- Consumer spending improves in July but remains below average
- Markit says consumer ‘anxiety’ may still curb spending
U.K. consumer spending eased in recent months as the Brexit vote heightened uncertainty, but the referendum result doesn’t seem to have stopped Britons temporarily splurging on summer fun.
Consumers spent more on new clothes, meals out and day trips in July, according to card transaction data analyzed by Visa and Markit. Overall, expenditure rose an annual 1.6 percent in July, up from 0.9 percent in June, though it remained below the first-quarter average of 2.4 percent.
“Expenditure remains on a lower overall growth trajectory as consumer confidence remains fragile,” said Annabel Fiddes, an economist at Markit. “Nonetheless, it appears consumers enjoyed the warmer weather in July.”

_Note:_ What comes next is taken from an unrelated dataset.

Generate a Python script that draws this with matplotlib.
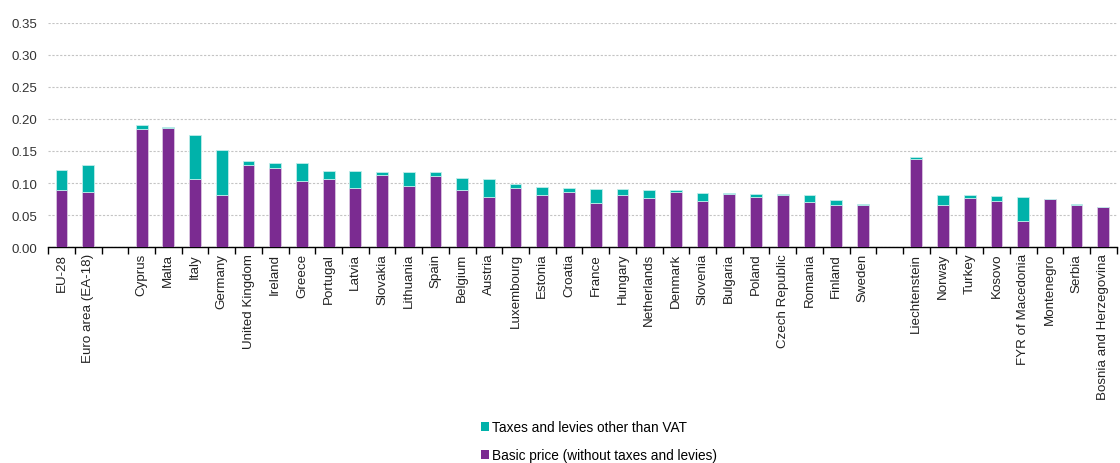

That weather-driven increase last month may mask a more fundamental erosion in confidence, with a potential impact on demand. Sentiment has fallen sharply since the June 23 referendum, with Britons becoming more pessimistic about their personal finances and the economy.
“Anxiety around Brexit and a slowing private sector economy may pose further downside risks to expenditure growth,” Fiddes said.
Domestic demand as a large driver of Britain’s recovery after the financial crisis, and their resilience may prove crucial in keeping the economy out of recession. The Bank of England left its 2016 forecast for household consumption unchanged at 2.5 percent last week, but cut its projection for the following year to just 1 percent. It sees even slower growth in 2018.